The flavour of the festive season – and perfect for an impromptu pudding and afternoon treat. This gorgeous version uses butternut squash, maple syrup and almonds to take a jar of mincemeat to the next level. The beauty of these mince pies is that you can freeze them, then bake from frozen. So easy!
It’s not too late to make your Christmas cake – so give it a go, if you haven’t already. Jamie’s recipe is lighter than most, and perfect with a cup of tea (or a glass of your favourite festive tipple). Feed it with a little booze a couple of times, and it’ll turn out to be a real treat.
This Italian classic (literally ‘pick-me-up’ in English) makes the perfect post-Christmas dinner dessert for anyone who may be feeling a bit too full for a proper pud! Vin Santo-soaked sponge spiked with coffee, rich chocolate ganache and smooth cream, finished with grated chocolate and orange – what’s not to love? Freeze now, ready to defrost in your fridge on Christmas Eve.
Start curing this beautiful gravadlax a few days before Christmas, then finish off on Christmas Eve. Serve up this magnificent Christmas starter with buttered sourdough, cucumber rounds, sour cream and lemon wedges for squeezing over – it’s a beautifully light, fresh way to begin what can sometimes be a rather heavy meal!
There’s always someone who won’t be happy unless their turkey comes with a Yorkshire! For perfectly fluffy puds for your festive feast, make the batter now, freeze it, then defrost in the fridge on Christmas Eve. Whip them up without the fuss on Christmas and watch the brownie points roll in. You’re welcome.
Pigs in blankets are an absolute Christmas dinner essential for many people. Make them now, freeze them, then simply roast from frozen on the day – talk about a festive dinner winner! They’re also a brilliant addition to a buffet spread or great as a festive nibble, so think about making an even bigger batch.
Make this delicious stuffing the day before, pack it into its baking dish, then cover with tin foil and pop in the fridge, ready to cook tomorrow while the turkey rests. The principle’s the same if you cook up this gorgeous veggie version or this gluten-free parsnip, pork & apple stuffing, too.
PREP YOUR VEGGIES
Getting these prepped and lined up in a tray on Christmas Eve will make Christmas morning so much more enjoyable. Get your potatoes, carrots, parsnips, red cabbage and Brussels ready, then simply cover with foil and pop in the fridge, ready to cook tomorrow. And while you’re at it, prep your turkey too.
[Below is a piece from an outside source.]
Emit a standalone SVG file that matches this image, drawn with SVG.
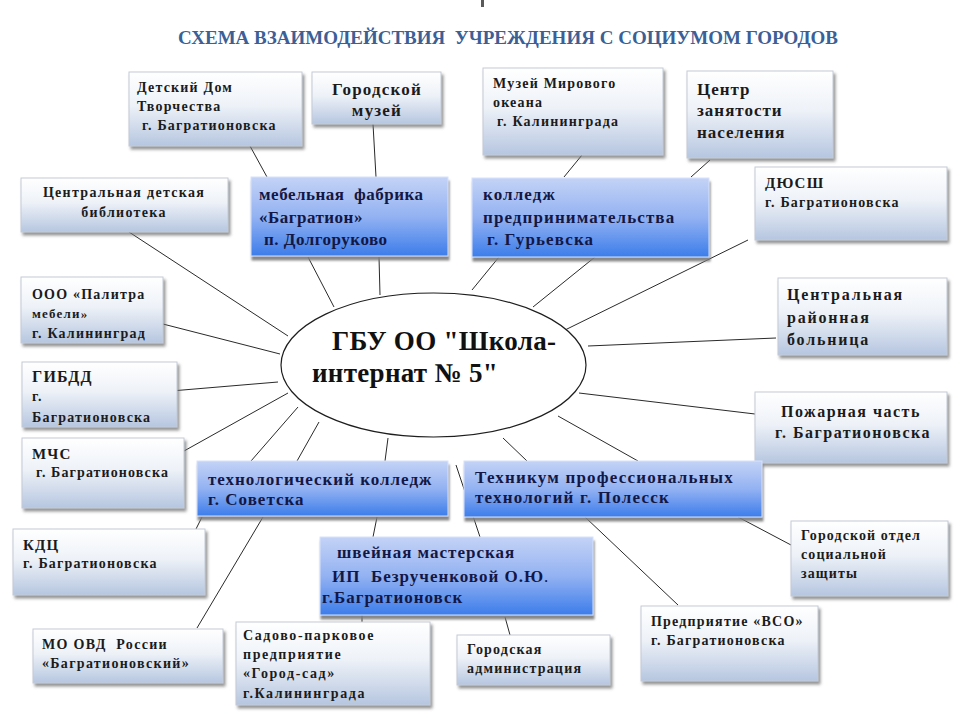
<svg xmlns="http://www.w3.org/2000/svg" width="960" height="718" viewBox="0 0 960 718">
<defs>
<linearGradient id="gl" x1="0" y1="0" x2="0" y2="1">
<stop offset="0" stop-color="#ffffff"/>
<stop offset="0.45" stop-color="#eef2f8"/>
<stop offset="1" stop-color="#b6c6e0"/>
</linearGradient>
<linearGradient id="gb" x1="0" y1="0" x2="0" y2="1">
<stop offset="0" stop-color="#c4d3f6"/>
<stop offset="0.5" stop-color="#93b2f2"/>
<stop offset="1" stop-color="#3c7dea"/>
</linearGradient>
<filter id="sl" x="-5%" y="-5%" width="115%" height="130%">
<feDropShadow dx="2" dy="3" stdDeviation="1.5" flood-color="#6f6f6f" flood-opacity="0.75"/>
</filter>
<filter id="sb" x="-5%" y="-5%" width="115%" height="130%">
<feDropShadow dx="1" dy="4" stdDeviation="0.8" flood-color="#7a7a7a" flood-opacity="0.9"/>
</filter>
<style>
.bl{fill:url(#gl);stroke:#c3cad6;stroke-width:1;filter:url(#sl)}
.bb{fill:url(#gb);stroke:#d7e2fb;stroke-width:1;filter:url(#sb)}
text{font-family:"Liberation Serif","Times New Roman",serif;font-weight:bold;white-space:pre}
.t{font-size:14px;letter-spacing:1.2px;fill:#1b1b1b}
.m{font-size:16px;letter-spacing:1.5px;fill:#1b1b1b}
.b{font-size:17px;letter-spacing:1px;fill:#131745}
.c{text-anchor:middle}
.ln{stroke:#2a2a2a;stroke-width:1;fill:none}
</style>
</defs>
<rect width="960" height="718" fill="#ffffff"/>
<rect x="481" y="0" width="3" height="7" fill="#5a5a5a"/>
<text x="178" y="44" font-size="19" fill="#3b5f96" textLength="660" lengthAdjust="spacingAndGlyphs">СХЕМА ВЗАИМОДЕЙСТВИЯ  УЧРЕЖДЕНИЯ С СОЦИУМОМ ГОРОДОВ</text>

<g id="connectors">
<line class="ln" x1="250" y1="146" x2="267" y2="177"/>
<line class="ln" x1="373" y1="124" x2="376" y2="177"/>
<line class="ln" x1="582" y1="155" x2="564" y2="177"/>
<line class="ln" x1="710" y1="160" x2="691" y2="177"/>
<line class="ln" x1="129" y1="232" x2="288" y2="336"/>
<line class="ln" x1="308" y1="257" x2="334" y2="307"/>
<line class="ln" x1="379" y1="257" x2="380" y2="295"/>
<line class="ln" x1="499" y1="257" x2="472" y2="290"/>
<line class="ln" x1="595" y1="257" x2="533" y2="307"/>
<line class="ln" x1="748" y1="240" x2="565" y2="330"/>
<line class="ln" x1="159" y1="323" x2="280" y2="354"/>
<line class="ln" x1="159" y1="392" x2="278" y2="382"/>
<line class="ln" x1="184" y1="451" x2="288" y2="393"/>
<line class="ln" x1="776" y1="338" x2="588" y2="346"/>
<line class="ln" x1="755" y1="414" x2="579" y2="393"/>
<line class="ln" x1="251" y1="461" x2="298" y2="407"/>
<line class="ln" x1="297" y1="461" x2="319" y2="422"/>
<line class="ln" x1="385" y1="461" x2="388" y2="438"/>
<line class="ln" x1="503" y1="438" x2="527" y2="461"/>
<line class="ln" x1="558" y1="416" x2="638" y2="461"/>
<line class="ln" x1="456" y1="465" x2="480" y2="537"/>
<line class="ln" x1="377" y1="517" x2="373" y2="537"/>
<line class="ln" x1="263" y1="517" x2="197" y2="628"/>
<line class="ln" x1="202" y1="517" x2="196" y2="529"/>
<line class="ln" x1="585" y1="517" x2="678" y2="605"/>
<line class="ln" x1="738" y1="517" x2="791" y2="545"/>
<line class="ln" x1="505" y1="617" x2="510" y2="635"/>
<line class="ln" x1="362" y1="615" x2="362" y2="622"/>
</g>

<g id="center">
<ellipse cx="433.5" cy="365" rx="152.5" ry="72" fill="#ffffff" stroke="#1e1e1e" stroke-width="1.2"/>
<text x="332" y="350" style="font-size:27px;letter-spacing:0.3px" fill="#111">ГБУ ОО "Школа-</text>
<text x="312" y="382" style="font-size:27px;letter-spacing:0.3px" fill="#111">интернат № 5"</text>
</g>

<g id="n-ddt">
<rect class="bl" x="129" y="72" width="173" height="74"/>
<text class="t" x="137" y="92">Детский Дом</text>
<text class="t" x="137" y="111">Творчества</text>
<text class="t" x="142" y="130">г. Багратионовска</text>
</g>
<g id="n-muzey">
<rect class="bl" x="312" y="72" width="129" height="52"/>
<text class="t c" x="377" y="95" style="font-size:17px">Городской</text>
<text class="t c" x="377" y="116" style="font-size:17px">музей</text>
</g>
<g id="n-okean">
<rect class="bl" x="483" y="68" width="180" height="87"/>
<text class="t" x="493" y="88">Музей Мирового</text>
<text class="t" x="493" y="107">океана</text>
<text class="t" x="497" y="126">г. Калининграда</text>
</g>
<g id="n-czn">
<rect class="bl" x="687" y="71" width="146" height="87"/>
<text class="t" x="697" y="95" style="font-size:17px;letter-spacing:1px">Центр</text>
<text class="t" x="697" y="116" style="font-size:17px;letter-spacing:1px">занятости</text>
<text class="t" x="697" y="138" style="font-size:17px;letter-spacing:1px">населения</text>
</g>
<g id="n-bibl">
<rect class="bl" x="21" y="178" width="207" height="54"/>
<text class="t c" x="124" y="197" style="letter-spacing:1.3px">Центральная детская</text>
<text class="t c" x="124" y="217" style="letter-spacing:1.3px">библиотека</text>
</g>
<g id="n-mebel">
<rect class="bb" x="251" y="177" width="197" height="79"/>
<text class="b" x="259" y="200" style="letter-spacing:0.5px">мебельная  фабрика</text>
<text class="b" x="259" y="223" style="letter-spacing:0.5px">«Багратион»</text>
<text class="b" x="264" y="245" style="letter-spacing:0.5px">п. Долгоруково</text>
</g>
<g id="n-kolledzh">
<rect class="bb" x="472" y="178" width="237" height="79"/>
<text class="b" x="483" y="200" style="letter-spacing:1.1px">колледж</text>
<text class="b" x="483" y="223" style="letter-spacing:1.1px">предпринимательства</text>
<text class="b" x="487" y="245" style="letter-spacing:1.1px">г. Гурьевска</text>
</g>
<g id="n-dyussh">
<rect class="bl" x="755" y="167" width="192" height="73"/>
<text class="t" x="765" y="188" style="font-size:15px">ДЮСШ</text>
<text class="t" x="765" y="207">г. Багратионовска</text>
</g>
<g id="n-palitra">
<rect class="bl" x="21" y="277" width="142" height="66"/>
<text class="t" x="32" y="299">ООО «Палитра</text>
<text class="t" x="32" y="318" style="font-size:13px">мебели»</text>
<text class="t" x="32" y="338">г. Калининград</text>
</g>
<g id="n-bolnica">
<rect class="bl" x="778" y="278" width="169" height="77"/>
<text class="m" x="787" y="300" style="letter-spacing:1.8px">Центральная</text>
<text class="m" x="787" y="323" style="letter-spacing:1.8px">районная</text>
<text class="m" x="787" y="345" style="letter-spacing:1.8px">больница</text>
</g>
<g id="n-gibdd">
<rect class="bl" x="22" y="362" width="155" height="65"/>
<text class="t" x="32" y="382" style="font-size:16px">ГИБДД</text>
<text class="t" x="32" y="401">г.</text>
<text class="t" x="32" y="422">Багратионовска</text>
</g>
<g id="n-pozhar">
<rect class="bl" x="755" y="392" width="192" height="71"/>
<text class="m c" x="851" y="417">Пожарная часть</text>
<text class="m c" x="853" y="438">г. Багратионовска</text>
</g>
<g id="n-mchs">
<rect class="bl" x="22" y="438" width="162" height="70"/>
<text class="t" x="32" y="459" style="font-size:15px">МЧС</text>
<text class="t" x="36" y="477" style="letter-spacing:1.1px">г. Багратионовска</text>
</g>
<g id="n-tehkolledzh">
<rect class="bb" x="197" y="461" width="251" height="55"/>
<text class="b" x="208" y="485">технологический колледж</text>
<text class="b" x="208" y="505">г. Советска</text>
</g>
<g id="n-tehnikum">
<rect class="bb" x="464" y="461" width="298" height="56"/>
<text class="b" x="475" y="483" style="letter-spacing:1.2px">Техникум профессиональных</text>
<text class="b" x="475" y="503" style="letter-spacing:1.2px">технологий г. Полесск</text>
</g>
<g id="n-soczashita">
<rect class="bl" x="791" y="521" width="157" height="75"/>
<text class="t" x="801" y="540" style="letter-spacing:1.1px">Городской отдел</text>
<text class="t" x="801" y="559" style="letter-spacing:1.1px">социальной</text>
<text class="t" x="801" y="578" style="letter-spacing:1.1px">защиты</text>
</g>
<g id="n-kdc">
<rect class="bl" x="13" y="529" width="192" height="66"/>
<text class="t" x="23" y="550" style="font-size:15px">КДЦ</text>
<text class="t" x="23" y="568">г. Багратионовска</text>
</g>
<g id="n-shveynaya">
<rect class="bb" x="320" y="537" width="273" height="78"/>
<text class="b" x="337" y="558">швейная мастерская</text>
<text class="b" x="332" y="582">ИП  Безрученковой О.Ю<tspan style="font-weight:normal">.</tspan></text>
<text class="b" x="322" y="603">г.Багратионовск</text>
</g>
<g id="n-movd">
<rect class="bl" x="33" y="629" width="190" height="54"/>
<text class="t" x="42" y="649" style="letter-spacing:1.3px">МО ОВД  России</text>
<text class="t" x="42" y="668" style="letter-spacing:1.3px">«Багратионовский»</text>
</g>
<g id="n-gorodsad">
<rect class="bl" x="236" y="622" width="194" height="83"/>
<text class="t" x="243" y="640" style="letter-spacing:1.6px">Садово-парковое</text>
<text class="t" x="243" y="659" style="letter-spacing:1.6px">предприятие</text>
<text class="t" x="243" y="678" style="letter-spacing:1.6px">«Город-сад»</text>
<text class="t" x="243" y="698" style="letter-spacing:1.6px">г.Калининграда</text>
</g>
<g id="n-admin">
<rect class="bl" x="457" y="635" width="153" height="50"/>
<text class="t" x="467" y="654">Городская</text>
<text class="t" x="467" y="673">администрация</text>
</g>
<g id="n-vso">
<rect class="bl" x="641" y="606" width="177" height="75"/>
<text class="t" x="651" y="626">Предприятие «ВСО»</text>
<text class="t" x="651" y="645">г. Багратионовска</text>
</g>
</svg>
Whether you use fresh or frozen cranberries, this easy recipe makes the most flavourful sauce – you’ll never go back to shop-bought again. It’s also great to pop in sterilised jars and give as last-minute gifts. Make it now, then leave it in the fridge until tomorrow.
It just wouldn’t be Christmas without a spot of bread sauce on your turkey. Plus, it’s so simple to make, it would be rude not to! Make now, adding a little extra milk as it will thicken overnight, leave to cool and store in the fridge, ready to reheat.
Veggie or not, this colourful nut roast with mushrooms and cranberry is amazing. Served up in a spicy tomato sauce, it makes for a delicious main course. Cook it the day before (to save oven space tomorrow), pop it in the fridge once it’s cool, then reheat under foil on Christmas Day while the turkey rests.
A beautifully fruity trifle is all the better for making it the day before – the alcohol has time to soak in, and the layers have time to settle. And this recipe is Jamie’s mum’s pride and joy, so you’re guaranteed a Christmas Day winner.
Then if you need a little help with the cooking times on Christmas Day, follow Jamie’s masterplan! Then sit back and enjoy your delicious lunch with your loved ones… Happy Christmas!
How to safely freeze your food
Remember to let food cool thoroughly before freezing – and get it into the freezer within 2 hours. Make sure everything is well wrapped, and labelled for future reference. Thaw in the fridge before use (unless the recipe says you can cook from frozen), and use within 48 hours. If you’ve frozen cooked food, don’t freeze it again after reheating it.